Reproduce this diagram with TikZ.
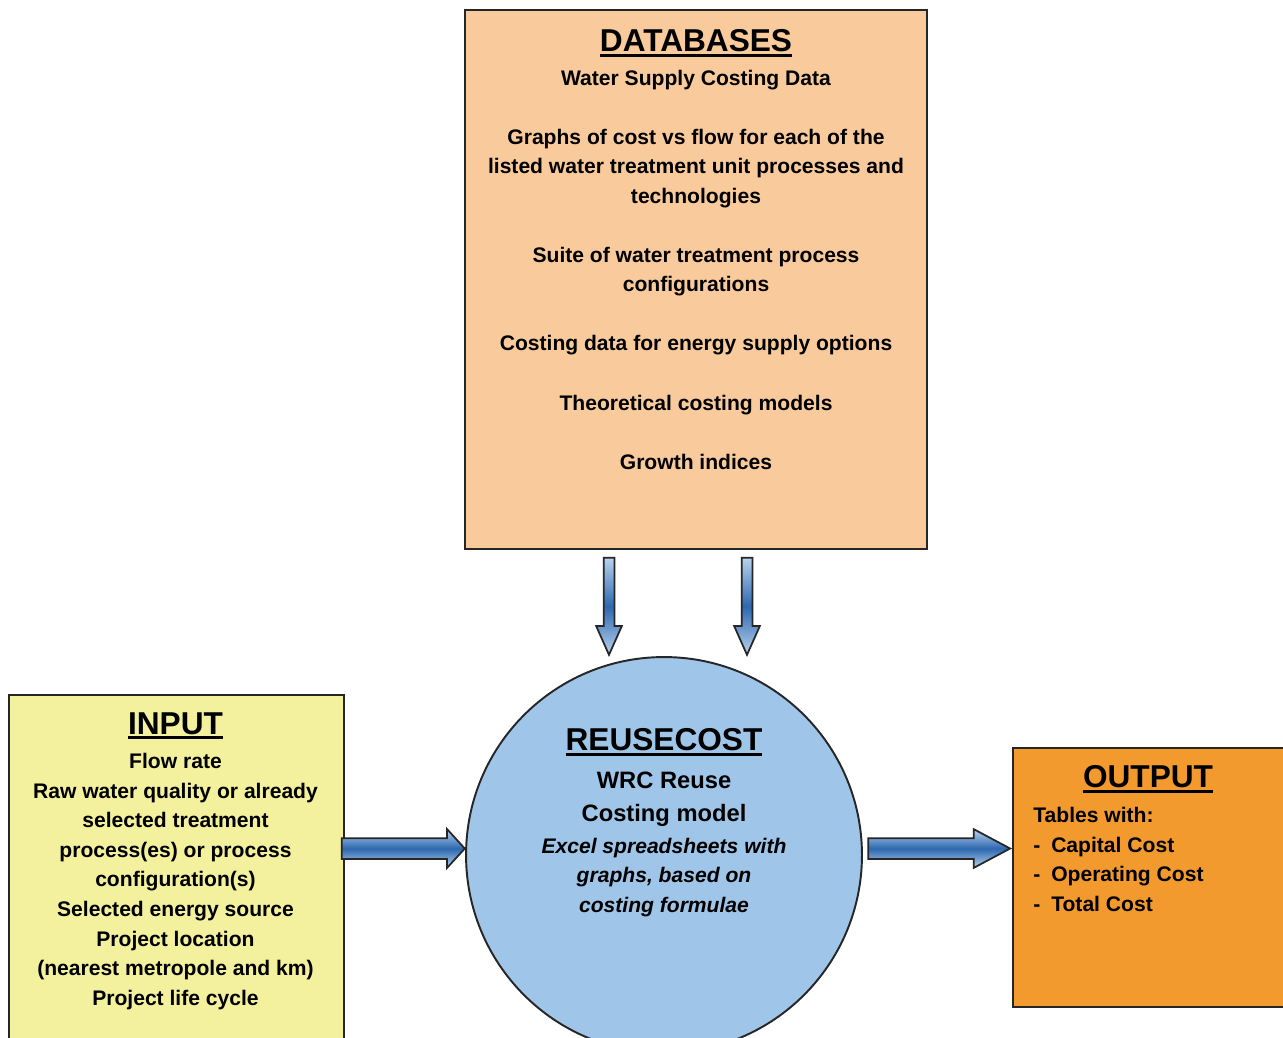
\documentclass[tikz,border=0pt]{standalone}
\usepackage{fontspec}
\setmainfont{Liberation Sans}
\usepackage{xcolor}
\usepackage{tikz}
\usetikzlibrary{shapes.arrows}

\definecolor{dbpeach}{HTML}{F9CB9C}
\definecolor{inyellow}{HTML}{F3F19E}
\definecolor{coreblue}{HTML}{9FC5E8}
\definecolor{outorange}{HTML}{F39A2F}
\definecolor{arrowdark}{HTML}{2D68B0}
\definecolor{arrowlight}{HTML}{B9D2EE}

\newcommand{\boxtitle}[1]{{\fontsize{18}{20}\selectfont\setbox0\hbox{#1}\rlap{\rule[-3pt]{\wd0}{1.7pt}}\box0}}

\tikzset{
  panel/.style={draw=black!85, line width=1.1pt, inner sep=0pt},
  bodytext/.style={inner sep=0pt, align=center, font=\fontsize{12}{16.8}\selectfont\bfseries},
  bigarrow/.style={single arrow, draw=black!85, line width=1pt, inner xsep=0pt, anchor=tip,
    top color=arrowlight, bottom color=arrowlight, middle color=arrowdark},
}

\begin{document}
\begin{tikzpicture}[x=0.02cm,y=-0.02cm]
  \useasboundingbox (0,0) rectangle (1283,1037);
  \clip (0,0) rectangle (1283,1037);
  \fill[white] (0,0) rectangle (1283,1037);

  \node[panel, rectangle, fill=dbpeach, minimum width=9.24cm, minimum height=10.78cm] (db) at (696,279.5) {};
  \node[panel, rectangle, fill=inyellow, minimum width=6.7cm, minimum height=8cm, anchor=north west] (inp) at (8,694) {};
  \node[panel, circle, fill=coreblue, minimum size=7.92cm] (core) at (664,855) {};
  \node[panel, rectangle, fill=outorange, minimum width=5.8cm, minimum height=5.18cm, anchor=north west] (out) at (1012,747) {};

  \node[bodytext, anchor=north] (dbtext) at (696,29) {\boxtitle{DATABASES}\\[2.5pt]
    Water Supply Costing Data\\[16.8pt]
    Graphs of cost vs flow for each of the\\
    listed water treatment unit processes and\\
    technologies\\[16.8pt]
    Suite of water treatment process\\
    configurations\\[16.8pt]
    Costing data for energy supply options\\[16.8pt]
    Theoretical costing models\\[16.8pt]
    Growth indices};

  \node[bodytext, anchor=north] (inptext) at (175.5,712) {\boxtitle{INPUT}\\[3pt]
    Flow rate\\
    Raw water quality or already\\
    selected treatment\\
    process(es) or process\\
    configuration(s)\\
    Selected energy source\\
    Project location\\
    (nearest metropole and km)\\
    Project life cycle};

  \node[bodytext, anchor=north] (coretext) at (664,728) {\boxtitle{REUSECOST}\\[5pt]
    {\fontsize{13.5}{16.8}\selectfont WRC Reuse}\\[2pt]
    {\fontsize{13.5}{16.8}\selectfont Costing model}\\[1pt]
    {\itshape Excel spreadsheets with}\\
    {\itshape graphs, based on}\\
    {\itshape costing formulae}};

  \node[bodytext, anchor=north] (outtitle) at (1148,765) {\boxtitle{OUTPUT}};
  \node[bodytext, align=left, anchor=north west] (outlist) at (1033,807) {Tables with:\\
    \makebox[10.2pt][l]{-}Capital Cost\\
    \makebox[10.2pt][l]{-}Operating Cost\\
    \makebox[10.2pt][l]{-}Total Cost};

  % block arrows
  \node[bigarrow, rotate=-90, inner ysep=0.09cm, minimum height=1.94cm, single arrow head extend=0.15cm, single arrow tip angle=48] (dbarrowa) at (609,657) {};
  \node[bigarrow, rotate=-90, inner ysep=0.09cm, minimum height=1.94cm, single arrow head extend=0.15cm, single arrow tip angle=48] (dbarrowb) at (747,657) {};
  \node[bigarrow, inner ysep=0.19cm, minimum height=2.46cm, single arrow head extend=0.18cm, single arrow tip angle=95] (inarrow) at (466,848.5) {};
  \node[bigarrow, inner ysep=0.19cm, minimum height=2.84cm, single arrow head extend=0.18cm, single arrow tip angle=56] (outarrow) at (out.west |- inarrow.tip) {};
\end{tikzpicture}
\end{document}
========================
Copy the whole listing above word for word but do not carry over the pictures.

Reproduce this diagram with TikZ.
\documentclass[tikz,border=0pt]{standalone}
\usepackage{fontspec}
\setmainfont{Liberation Sans}
\usepackage{xcolor}
\usepackage{tikz}
\usetikzlibrary{shapes.arrows}

\definecolor{dbpeach}{HTML}{F9CB9C}
\definecolor{inyellow}{HTML}{F3F19E}
\definecolor{coreblue}{HTML}{9FC5E8}
\definecolor{outorange}{HTML}{F39A2F}
\definecolor{arrowdark}{HTML}{2D68B0}
\definecolor{arrowlight}{HTML}{B9D2EE}

\newcommand{\boxtitle}[1]{{\fontsize{18}{20}\selectfont\setbox0\hbox{#1}\rlap{\rule[-3pt]{\wd0}{1.7pt}}\box0}}

\tikzset{
  panel/.style={draw=black!85, line width=1.1pt, inner sep=0pt},
  bodytext/.style={inner sep=0pt, align=center, font=\fontsize{12}{16.8}\selectfont\bfseries},
  bigarrow/.style={single arrow, draw=black!85, line width=1pt, inner xsep=0pt, anchor=tip,
    top color=arrowlight, bottom color=arrowlight, middle color=arrowdark},
}

\begin{document}
\begin{tikzpicture}[x=0.02cm,y=-0.02cm]
  \useasboundingbox (0,0) rectangle (1283,1037);
  \clip (0,0) rectangle (1283,1037);
  \fill[white] (0,0) rectangle (1283,1037);

  \node[panel, rectangle, fill=dbpeach, minimum width=9.24cm, minimum height=10.78cm] (db) at (696,279.5) {};
  \node[panel, rectangle, fill=inyellow, minimum width=6.7cm, minimum height=8cm, anchor=north west] (inp) at (8,694) {};
  \node[panel, circle, fill=coreblue, minimum size=7.92cm] (core) at (664,855) {};
  \node[panel, rectangle, fill=outorange, minimum width=5.8cm, minimum height=5.18cm, anchor=north west] (out) at (1012,747) {};

  \node[bodytext, anchor=north] (dbtext) at (696,29) {\boxtitle{DATABASES}\\[2.5pt]
    Water Supply Costing Data\\[16.8pt]
    Graphs of cost vs flow for each of the\\
    listed water treatment unit processes and\\
    technologies\\[16.8pt]
    Suite of water treatment process\\
    configurations\\[16.8pt]
    Costing data for energy supply options\\[16.8pt]
    Theoretical costing models\\[16.8pt]
    Growth indices};

  \node[bodytext, anchor=north] (inptext) at (175.5,712) {\boxtitle{INPUT}\\[3pt]
    Flow rate\\
    Raw water quality or already\\
    selected treatment\\
    process(es) or process\\
    configuration(s)\\
    Selected energy source\\
    Project location\\
    (nearest metropole and km)\\
    Project life cycle};

  \node[bodytext, anchor=north] (coretext) at (664,728) {\boxtitle{REUSECOST}\\[5pt]
    {\fontsize{13.5}{16.8}\selectfont WRC Reuse}\\[2pt]
    {\fontsize{13.5}{16.8}\selectfont Costing model}\\[1pt]
    {\itshape Excel spreadsheets with}\\
    {\itshape graphs, based on}\\
    {\itshape costing formulae}};

  \node[bodytext, anchor=north] (outtitle) at (1148,765) {\boxtitle{OUTPUT}};
  \node[bodytext, align=left, anchor=north west] (outlist) at (1033,807) {Tables with:\\
    \makebox[10.2pt][l]{-}Capital Cost\\
    \makebox[10.2pt][l]{-}Operating Cost\\
    \makebox[10.2pt][l]{-}Total Cost};

  % block arrows
  \node[bigarrow, rotate=-90, inner ysep=0.09cm, minimum height=1.94cm, single arrow head extend=0.15cm, single arrow tip angle=48] (dbarrowa) at (609,657) {};
  \node[bigarrow, rotate=-90, inner ysep=0.09cm, minimum height=1.94cm, single arrow head extend=0.15cm, single arrow tip angle=48] (dbarrowb) at (747,657) {};
  \node[bigarrow, inner ysep=0.19cm, minimum height=2.46cm, single arrow head extend=0.18cm, single arrow tip angle=95] (inarrow) at (466,848.5) {};
  \node[bigarrow, inner ysep=0.19cm, minimum height=2.84cm, single arrow head extend=0.18cm, single arrow tip angle=56] (outarrow) at (out.west |- inarrow.tip) {};
\end{tikzpicture}
\end{document}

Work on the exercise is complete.